**Do this**:
Retype verbatim only the lines below, starting at the one that contains "Output the Python" and ending at the one that contains "(12.90, 2130, 9.3, 1.2)]". Pictures are excluded from the copy.

Charts and diagrams as code:
# # # #
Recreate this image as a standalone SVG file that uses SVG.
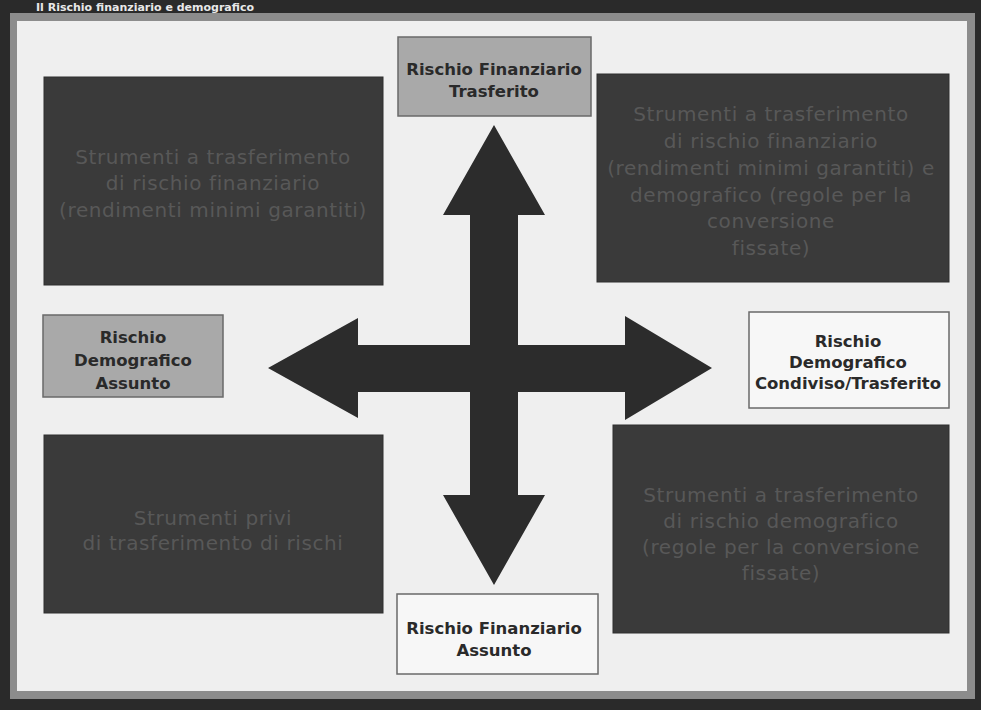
<svg xmlns="http://www.w3.org/2000/svg" width="981" height="710" viewBox="0 0 981 710">
<style>
.dark{fill:#3a3a3a;stroke:#2e2e2e;stroke-width:1}
.dt{font-family:"DejaVu Sans",Verdana,sans-serif;font-size:20px;letter-spacing:0.6px;fill:#585858;text-anchor:middle}
.lbl{font-family:"DejaVu Sans",Verdana,sans-serif;font-size:16.5px;font-weight:bold;fill:#2a2a2a;text-anchor:middle}
.gbox{fill:#a9a9a9;stroke:#6a6a6a;stroke-width:1.5}
.wbox{fill:#f7f7f7;stroke:#6a6a6a;stroke-width:1.5}
</style>
<rect x="0" y="0" width="981" height="710" fill="#2a2a2a"/>
<text x="36" y="11" font-family="DejaVu Sans,Verdana,sans-serif" font-size="11" font-weight="bold" fill="#e8e8e8">Il Rischio finanziario e demografico</text>
<rect x="10" y="13" width="965" height="686" fill="#8c8c8c"/>
<rect x="17" y="21" width="950" height="670" fill="#efefef"/>

<g id="connectors">
<path d="M494 125 L545 215 L518 215 L518 345 L625 345 L625 316 L712 368 L625 420 L625 392 L518 392 L518 495 L545 495 L494 585 L443 495 L470 495 L470 392 L358 392 L358 418 L268 368 L358 318 L358 345 L470 345 L470 215 L443 215 Z" fill="#2c2c2c"/>
</g>

<g id="box-tl">
<rect class="dark" x="44" y="77" width="339" height="208"/>
<text class="dt" x="213" y="164">Strumenti a trasferimento</text>
<text class="dt" x="213" y="190">di rischio finanziario</text>
<text class="dt" x="213" y="217">(rendimenti minimi garantiti)</text>
</g>
<g id="box-tr">
<rect class="dark" x="597" y="74" width="352" height="208"/>
<text class="dt" x="771" y="121">Strumenti a trasferimento</text>
<text class="dt" x="771" y="148">di rischio finanziario</text>
<text class="dt" x="771" y="175">(rendimenti minimi garantiti) e</text>
<text class="dt" x="771" y="202">demografico (regole per la</text>
<text class="dt" x="771" y="228">conversione</text>
<text class="dt" x="771" y="255">fissate)</text>
</g>
<g id="box-bl">
<rect class="dark" x="44" y="435" width="339" height="178"/>
<text class="dt" x="213" y="525">Strumenti privi</text>
<text class="dt" x="213" y="550">di trasferimento di rischi</text>
</g>
<g id="box-br">
<rect class="dark" x="613" y="425" width="336" height="208"/>
<text class="dt" x="781" y="502">Strumenti a trasferimento</text>
<text class="dt" x="781" y="528">di rischio demografico</text>
<text class="dt" x="781" y="554">(regole per la conversione</text>
<text class="dt" x="781" y="580">fissate)</text>
</g>

<g id="lbl-top">
<rect class="gbox" x="398" y="37" width="193" height="79"/>
<text class="lbl" x="494" y="75">Rischio Finanziario</text>
<text class="lbl" x="494" y="97">Trasferito</text>
</g>
<g id="lbl-left">
<rect class="gbox" x="43" y="315" width="180" height="82"/>
<text class="lbl" x="133" y="343">Rischio</text>
<text class="lbl" x="133" y="366">Demografico</text>
<text class="lbl" x="133" y="389">Assunto</text>
</g>
<g id="lbl-right">
<rect class="wbox" x="749" y="312" width="200" height="96"/>
<text class="lbl" x="848" y="347">Rischio</text>
<text class="lbl" x="848" y="368">Demografico</text>
<text class="lbl" x="848" y="389">Condiviso/Trasferito</text>
</g>
<g id="lbl-bottom">
<rect class="wbox" x="397" y="594" width="201" height="80"/>
<text class="lbl" x="494" y="634">Rischio Finanziario</text>
<text class="lbl" x="494" y="656">Assunto</text>
</g>
</svg>
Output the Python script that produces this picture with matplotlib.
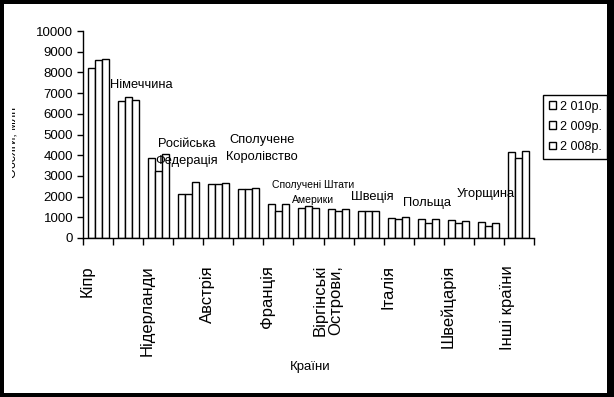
import matplotlib
matplotlib.use("Agg")
import matplotlib.pyplot as plt
import numpy as np
from matplotlib.patches import Rectangle
from matplotlib.transforms import ScaledTranslation, Bbox, TransformedBbox

plt.rcParams["font.family"] = ["Liberation Sans", "DejaVu Sans"]

countries = [
    "Кіпр", "Німеччина", "Нідерланди", "Російська Федерація", "Австрія",
    "Сполучене Королівство", "Франція", "Сполучені Штати Америки",
    "Віргінські Острови,", "Швеція", "Італія", "Польща", "Швейцарія",
    "Угорщина", "Інші країни",
]
years = ["2 010р.", "2 009р.", "2 008р."]
v2010 = [8200, 6600, 3850, 2110, 2590, 2350, 1630, 1430, 1380, 1300, 970, 900, 850, 760, 4140]
v2009 = [8580, 6830, 3250, 2110, 2590, 2350, 1300, 1530, 1300, 1300, 900, 740, 710, 560, 3880]
v2008 = [8630, 6650, 4040, 2690, 2640, 2400, 1630, 1430, 1380, 1300, 1000, 900, 820, 710, 4190]

# even categories go on the axis, odd ones are written above the bars
axis_labels = ["Кіпр", "Нідерланди", "Австрія", "Франція", "Віргінські\nОстрови,",
               "Італія", "Швейцарія", "Інші країни"]
note_labels = ["Німеччина", "Російська\nФедерація", "Сполучене\nКоролівство",
               "Сполучені Штати\nАмерики", "Швеція", "Польща", "Угорщина"]
# (x in category units, y in data units, font size, line spacing)
note_pos = [(1.43, 7390, 9.3, 1.2), (2.96, 4150, 9.3, 1.55), (5.45, 4320, 9.3, 1.55),
            (7.15, 2200, 7.5, 1.55), (9.11, 1980, 9.3, 1.2), (10.94, 1690, 9.3, 1.2),
            (12.90, 2130, 9.3, 1.2)]

W, H = 614, 397
fig = plt.figure(figsize=(W / 100, H / 100), dpi=100, facecolor="black")
fig.patches.append(Rectangle((4 / W, 4 / H), 603 / W, 389 / H, transform=fig.transFigure,
                             facecolor="white", edgecolor="none", zorder=-10))

ax = fig.add_axes([83 / W, 1 - 238 / H, 451 / W, 207 / H])
ax.set_facecolor("none")

x = np.arange(len(countries))
bw = 0.233
for i, (vals, lab) in enumerate(zip([v2010, v2009, v2008], years)):
    ax.bar(x + (i - 1) * bw, vals, width=bw, color="white", edgecolor="black",
           linewidth=1.0, label=lab)

ax.set_xlim(-0.5, len(countries) - 0.5)
ax.set_ylim(0, 10000)
ax.set_yticks(np.arange(0, 10001, 1000))
ax.tick_params(axis="y", direction="out", length=4, width=1, pad=3, labelsize=9.5)

ax.set_xticks(np.arange(-0.5, len(countries), 1))
ax.set_xticklabels([])
ax.tick_params(axis="x", which="major", direction="out", length=5, width=1)
ax.set_xticks(x[::2], minor=True)
ax.set_xticklabels(axis_labels, minor=True, rotation=90, fontsize=12,
                   multialignment="right", linespacing=1.05)
ax.tick_params(axis="x", which="minor", length=0, pad=19.5)
shift = ScaledTranslation(-0.11, 0, fig.dpi_scale_trans)
for t in ax.get_xticklabels(minor=True):
    t.set_transform(t.get_transform() + shift)

for s in ["top", "right"]:
    ax.spines[s].set_visible(False)
for s in ["left", "bottom"]:
    ax.spines[s].set_linewidth(1)

for lab, (nx, ny, fs, ls) in zip(note_labels, note_pos):
    ax.text(nx, ny, lab, ha="center", va="center", fontsize=fs, linespacing=ls)

ax.set_xlabel("Країни", fontsize=9.5)
ax.xaxis.label.set_verticalalignment("center")
ax.xaxis.set_label_coords(0.503, -0.623)

# y title is cut off by the chart area in the original
yl = fig.text(20 / W, 1 - 142 / H, "Обсяги, млн", rotation=90, ha="right",
              va="center", fontsize=9, clip_on=True)
yl.set_clip_box(TransformedBbox(Bbox([[12 / W, 0], [17 / W, 1]]), fig.transFigure))

leg = ax.legend(loc="upper left", bbox_to_anchor=(543 / W, 1 - 95 / H),
                bbox_transform=fig.transFigure, fancybox=False, edgecolor="black",
                framealpha=1, fontsize=9, handlelength=0.6, handleheight=0.6,
                handletextpad=0.3, borderpad=0.45, labelspacing=0.65, borderaxespad=0)
leg.get_frame().set_linewidth(1)

fig.savefig("out.png", dpi=100, facecolor="black")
# # # #
**Task answer**:
Output the Python script that produces this picture with matplotlib.
import matplotlib
matplotlib.use("Agg")
import matplotlib.pyplot as plt
import numpy as np
from matplotlib.patches import Rectangle
from matplotlib.transforms import ScaledTranslation, Bbox, TransformedBbox

plt.rcParams["font.family"] = ["Liberation Sans", "DejaVu Sans"]

countries = [
    "Кіпр", "Німеччина", "Нідерланди", "Російська Федерація", "Австрія",
    "Сполучене Королівство", "Франція", "Сполучені Штати Америки",
    "Віргінські Острови,", "Швеція", "Італія", "Польща", "Швейцарія",
    "Угорщина", "Інші країни",
]
years = ["2 010р.", "2 009р.", "2 008р."]
v2010 = [8200, 6600, 3850, 2110, 2590, 2350, 1630, 1430, 1380, 1300, 970, 900, 850, 760, 4140]
v2009 = [8580, 6830, 3250, 2110, 2590, 2350, 1300, 1530, 1300, 1300, 900, 740, 710, 560, 3880]
v2008 = [8630, 6650, 4040, 2690, 2640, 2400, 1630, 1430, 1380, 1300, 1000, 900, 820, 710, 4190]

# even categories go on the axis, odd ones are written above the bars
axis_labels = ["Кіпр", "Нідерланди", "Австрія", "Франція", "Віргінські\nОстрови,",
               "Італія", "Швейцарія", "Інші країни"]
note_labels = ["Німеччина", "Російська\nФедерація", "Сполучене\nКоролівство",
               "Сполучені Штати\nАмерики", "Швеція", "Польща", "Угорщина"]
# (x in category units, y in data units, font size, line spacing)
note_pos = [(1.43, 7390, 9.3, 1.2), (2.96, 4150, 9.3, 1.55), (5.45, 4320, 9.3, 1.55),
            (7.15, 2200, 7.5, 1.55), (9.11, 1980, 9.3, 1.2), (10.94, 1690, 9.3, 1.2),
            (12.90, 2130, 9.3, 1.2)]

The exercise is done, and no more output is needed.